▶ _Written exercise_:
Return the listing below in full, with every line exactly as it is.
⁂
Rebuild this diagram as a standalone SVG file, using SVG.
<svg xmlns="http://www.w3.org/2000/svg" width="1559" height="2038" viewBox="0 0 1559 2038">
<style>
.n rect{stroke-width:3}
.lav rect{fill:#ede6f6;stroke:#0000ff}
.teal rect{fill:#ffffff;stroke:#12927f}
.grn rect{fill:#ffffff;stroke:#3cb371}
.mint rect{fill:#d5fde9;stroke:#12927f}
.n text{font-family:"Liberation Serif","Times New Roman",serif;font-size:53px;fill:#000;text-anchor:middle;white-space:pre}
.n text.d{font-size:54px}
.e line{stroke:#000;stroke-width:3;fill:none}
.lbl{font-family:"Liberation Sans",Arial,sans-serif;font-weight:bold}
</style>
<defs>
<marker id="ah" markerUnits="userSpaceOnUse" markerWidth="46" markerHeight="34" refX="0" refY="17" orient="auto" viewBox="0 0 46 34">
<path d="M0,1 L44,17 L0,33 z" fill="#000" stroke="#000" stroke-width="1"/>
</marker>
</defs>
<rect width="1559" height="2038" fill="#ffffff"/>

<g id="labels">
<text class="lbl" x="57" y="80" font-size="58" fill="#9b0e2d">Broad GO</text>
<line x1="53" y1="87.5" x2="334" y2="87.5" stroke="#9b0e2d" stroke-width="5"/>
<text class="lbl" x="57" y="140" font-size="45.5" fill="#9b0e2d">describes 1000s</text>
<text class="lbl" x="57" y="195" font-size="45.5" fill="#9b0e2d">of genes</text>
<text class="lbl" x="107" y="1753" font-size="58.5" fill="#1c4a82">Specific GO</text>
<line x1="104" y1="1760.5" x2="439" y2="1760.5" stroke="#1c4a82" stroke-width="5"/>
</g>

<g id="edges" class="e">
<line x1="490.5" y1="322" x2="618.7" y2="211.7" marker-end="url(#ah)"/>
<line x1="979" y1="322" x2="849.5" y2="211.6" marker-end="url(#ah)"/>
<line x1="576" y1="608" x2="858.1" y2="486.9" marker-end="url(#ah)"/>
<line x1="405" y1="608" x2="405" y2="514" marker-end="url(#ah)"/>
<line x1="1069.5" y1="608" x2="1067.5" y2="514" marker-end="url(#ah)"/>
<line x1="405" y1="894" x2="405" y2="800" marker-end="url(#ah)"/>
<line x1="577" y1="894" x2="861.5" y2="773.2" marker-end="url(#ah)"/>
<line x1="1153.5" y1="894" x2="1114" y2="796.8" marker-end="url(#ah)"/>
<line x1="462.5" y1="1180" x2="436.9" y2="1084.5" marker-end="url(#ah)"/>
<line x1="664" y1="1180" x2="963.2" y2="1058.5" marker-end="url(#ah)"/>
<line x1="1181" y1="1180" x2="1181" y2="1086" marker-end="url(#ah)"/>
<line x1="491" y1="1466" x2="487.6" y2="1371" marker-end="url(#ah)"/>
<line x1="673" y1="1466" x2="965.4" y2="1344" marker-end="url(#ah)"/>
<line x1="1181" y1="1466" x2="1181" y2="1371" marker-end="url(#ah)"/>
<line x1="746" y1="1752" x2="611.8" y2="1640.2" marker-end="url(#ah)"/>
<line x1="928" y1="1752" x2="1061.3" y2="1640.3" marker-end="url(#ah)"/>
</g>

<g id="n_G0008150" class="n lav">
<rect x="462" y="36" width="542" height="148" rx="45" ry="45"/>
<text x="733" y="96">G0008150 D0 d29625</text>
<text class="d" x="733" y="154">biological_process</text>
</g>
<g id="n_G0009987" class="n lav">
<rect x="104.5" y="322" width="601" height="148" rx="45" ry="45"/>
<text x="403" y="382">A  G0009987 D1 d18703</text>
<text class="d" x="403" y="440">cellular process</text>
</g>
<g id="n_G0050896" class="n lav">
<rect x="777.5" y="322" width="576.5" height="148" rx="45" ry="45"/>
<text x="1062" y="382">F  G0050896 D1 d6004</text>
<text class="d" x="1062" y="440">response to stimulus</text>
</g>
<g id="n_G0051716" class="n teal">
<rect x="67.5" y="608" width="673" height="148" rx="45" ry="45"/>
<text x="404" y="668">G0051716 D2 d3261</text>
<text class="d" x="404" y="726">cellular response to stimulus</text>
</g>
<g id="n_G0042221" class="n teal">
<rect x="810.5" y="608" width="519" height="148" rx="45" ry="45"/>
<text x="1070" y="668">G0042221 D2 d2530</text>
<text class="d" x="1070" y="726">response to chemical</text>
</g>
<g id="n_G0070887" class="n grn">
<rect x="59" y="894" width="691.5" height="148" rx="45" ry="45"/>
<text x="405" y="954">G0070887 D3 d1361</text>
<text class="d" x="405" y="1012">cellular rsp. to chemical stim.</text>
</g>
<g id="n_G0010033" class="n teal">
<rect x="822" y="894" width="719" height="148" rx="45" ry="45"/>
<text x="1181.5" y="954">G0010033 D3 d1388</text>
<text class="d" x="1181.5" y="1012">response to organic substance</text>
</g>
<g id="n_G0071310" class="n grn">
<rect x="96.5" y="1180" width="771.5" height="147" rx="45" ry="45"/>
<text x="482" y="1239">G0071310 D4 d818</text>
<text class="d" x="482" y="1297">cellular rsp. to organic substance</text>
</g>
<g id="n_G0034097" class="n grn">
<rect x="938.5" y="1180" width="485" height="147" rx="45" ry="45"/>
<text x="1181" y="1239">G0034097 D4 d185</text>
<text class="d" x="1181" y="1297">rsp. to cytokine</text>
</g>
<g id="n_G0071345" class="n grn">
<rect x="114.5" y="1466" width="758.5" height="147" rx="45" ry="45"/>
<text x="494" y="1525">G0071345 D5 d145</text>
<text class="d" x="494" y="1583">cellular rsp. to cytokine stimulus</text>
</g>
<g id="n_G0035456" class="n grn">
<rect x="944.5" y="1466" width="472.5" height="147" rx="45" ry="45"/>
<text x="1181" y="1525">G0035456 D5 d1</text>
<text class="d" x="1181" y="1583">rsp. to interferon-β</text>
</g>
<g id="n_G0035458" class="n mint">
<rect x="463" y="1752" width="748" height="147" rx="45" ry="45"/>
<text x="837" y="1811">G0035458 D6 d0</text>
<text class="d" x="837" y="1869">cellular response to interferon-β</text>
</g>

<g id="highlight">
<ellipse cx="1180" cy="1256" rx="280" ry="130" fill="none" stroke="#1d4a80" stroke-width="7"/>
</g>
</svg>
⁂
▶ _Solved exercise_:
Rebuild this diagram as a standalone SVG file, using SVG.
<svg xmlns="http://www.w3.org/2000/svg" width="1559" height="2038" viewBox="0 0 1559 2038">
<style>
.n rect{stroke-width:3}
.lav rect{fill:#ede6f6;stroke:#0000ff}
.teal rect{fill:#ffffff;stroke:#12927f}
.grn rect{fill:#ffffff;stroke:#3cb371}
.mint rect{fill:#d5fde9;stroke:#12927f}
.n text{font-family:"Liberation Serif","Times New Roman",serif;font-size:53px;fill:#000;text-anchor:middle;white-space:pre}
.n text.d{font-size:54px}
.e line{stroke:#000;stroke-width:3;fill:none}
.lbl{font-family:"Liberation Sans",Arial,sans-serif;font-weight:bold}
</style>
<defs>
<marker id="ah" markerUnits="userSpaceOnUse" markerWidth="46" markerHeight="34" refX="0" refY="17" orient="auto" viewBox="0 0 46 34">
<path d="M0,1 L44,17 L0,33 z" fill="#000" stroke="#000" stroke-width="1"/>
</marker>
</defs>
<rect width="1559" height="2038" fill="#ffffff"/>

<g id="labels">
<text class="lbl" x="57" y="80" font-size="58" fill="#9b0e2d">Broad GO</text>
<line x1="53" y1="87.5" x2="334" y2="87.5" stroke="#9b0e2d" stroke-width="5"/>
<text class="lbl" x="57" y="140" font-size="45.5" fill="#9b0e2d">describes 1000s</text>
<text class="lbl" x="57" y="195" font-size="45.5" fill="#9b0e2d">of genes</text>
<text class="lbl" x="107" y="1753" font-size="58.5" fill="#1c4a82">Specific GO</text>
<line x1="104" y1="1760.5" x2="439" y2="1760.5" stroke="#1c4a82" stroke-width="5"/>
</g>

<g id="edges" class="e">
<line x1="490.5" y1="322" x2="618.7" y2="211.7" marker-end="url(#ah)"/>
<line x1="979" y1="322" x2="849.5" y2="211.6" marker-end="url(#ah)"/>
<line x1="576" y1="608" x2="858.1" y2="486.9" marker-end="url(#ah)"/>
<line x1="405" y1="608" x2="405" y2="514" marker-end="url(#ah)"/>
<line x1="1069.5" y1="608" x2="1067.5" y2="514" marker-end="url(#ah)"/>
<line x1="405" y1="894" x2="405" y2="800" marker-end="url(#ah)"/>
<line x1="577" y1="894" x2="861.5" y2="773.2" marker-end="url(#ah)"/>
<line x1="1153.5" y1="894" x2="1114" y2="796.8" marker-end="url(#ah)"/>
<line x1="462.5" y1="1180" x2="436.9" y2="1084.5" marker-end="url(#ah)"/>
<line x1="664" y1="1180" x2="963.2" y2="1058.5" marker-end="url(#ah)"/>
<line x1="1181" y1="1180" x2="1181" y2="1086" marker-end="url(#ah)"/>
<line x1="491" y1="1466" x2="487.6" y2="1371" marker-end="url(#ah)"/>
<line x1="673" y1="1466" x2="965.4" y2="1344" marker-end="url(#ah)"/>
<line x1="1181" y1="1466" x2="1181" y2="1371" marker-end="url(#ah)"/>
<line x1="746" y1="1752" x2="611.8" y2="1640.2" marker-end="url(#ah)"/>
<line x1="928" y1="1752" x2="1061.3" y2="1640.3" marker-end="url(#ah)"/>
</g>

<g id="n_G0008150" class="n lav">
<rect x="462" y="36" width="542" height="148" rx="45" ry="45"/>
<text x="733" y="96">G0008150 D0 d29625</text>
<text class="d" x="733" y="154">biological_process</text>
</g>
<g id="n_G0009987" class="n lav">
<rect x="104.5" y="322" width="601" height="148" rx="45" ry="45"/>
<text x="403" y="382">A  G0009987 D1 d18703</text>
<text class="d" x="403" y="440">cellular process</text>
</g>
<g id="n_G0050896" class="n lav">
<rect x="777.5" y="322" width="576.5" height="148" rx="45" ry="45"/>
<text x="1062" y="382">F  G0050896 D1 d6004</text>
<text class="d" x="1062" y="440">response to stimulus</text>
</g>
<g id="n_G0051716" class="n teal">
<rect x="67.5" y="608" width="673" height="148" rx="45" ry="45"/>
<text x="404" y="668">G0051716 D2 d3261</text>
<text class="d" x="404" y="726">cellular response to stimulus</text>
</g>
<g id="n_G0042221" class="n teal">
<rect x="810.5" y="608" width="519" height="148" rx="45" ry="45"/>
<text x="1070" y="668">G0042221 D2 d2530</text>
<text class="d" x="1070" y="726">response to chemical</text>
</g>
<g id="n_G0070887" class="n grn">
<rect x="59" y="894" width="691.5" height="148" rx="45" ry="45"/>
<text x="405" y="954">G0070887 D3 d1361</text>
<text class="d" x="405" y="1012">cellular rsp. to chemical stim.</text>
</g>
<g id="n_G0010033" class="n teal">
<rect x="822" y="894" width="719" height="148" rx="45" ry="45"/>
<text x="1181.5" y="954">G0010033 D3 d1388</text>
<text class="d" x="1181.5" y="1012">response to organic substance</text>
</g>
<g id="n_G0071310" class="n grn">
<rect x="96.5" y="1180" width="771.5" height="147" rx="45" ry="45"/>
<text x="482" y="1239">G0071310 D4 d818</text>
<text class="d" x="482" y="1297">cellular rsp. to organic substance</text>
</g>
<g id="n_G0034097" class="n grn">
<rect x="938.5" y="1180" width="485" height="147" rx="45" ry="45"/>
<text x="1181" y="1239">G0034097 D4 d185</text>
<text class="d" x="1181" y="1297">rsp. to cytokine</text>
</g>
<g id="n_G0071345" class="n grn">
<rect x="114.5" y="1466" width="758.5" height="147" rx="45" ry="45"/>
<text x="494" y="1525">G0071345 D5 d145</text>
<text class="d" x="494" y="1583">cellular rsp. to cytokine stimulus</text>
</g>
<g id="n_G0035456" class="n grn">
<rect x="944.5" y="1466" width="472.5" height="147" rx="45" ry="45"/>
<text x="1181" y="1525">G0035456 D5 d1</text>
<text class="d" x="1181" y="1583">rsp. to interferon-β</text>
</g>
<g id="n_G0035458" class="n mint">
<rect x="463" y="1752" width="748" height="147" rx="45" ry="45"/>
<text x="837" y="1811">G0035458 D6 d0</text>
<text class="d" x="837" y="1869">cellular response to interferon-β</text>
</g>

<g id="highlight">
<ellipse cx="1180" cy="1256" rx="280" ry="130" fill="none" stroke="#1d4a80" stroke-width="7"/>
</g>
</svg>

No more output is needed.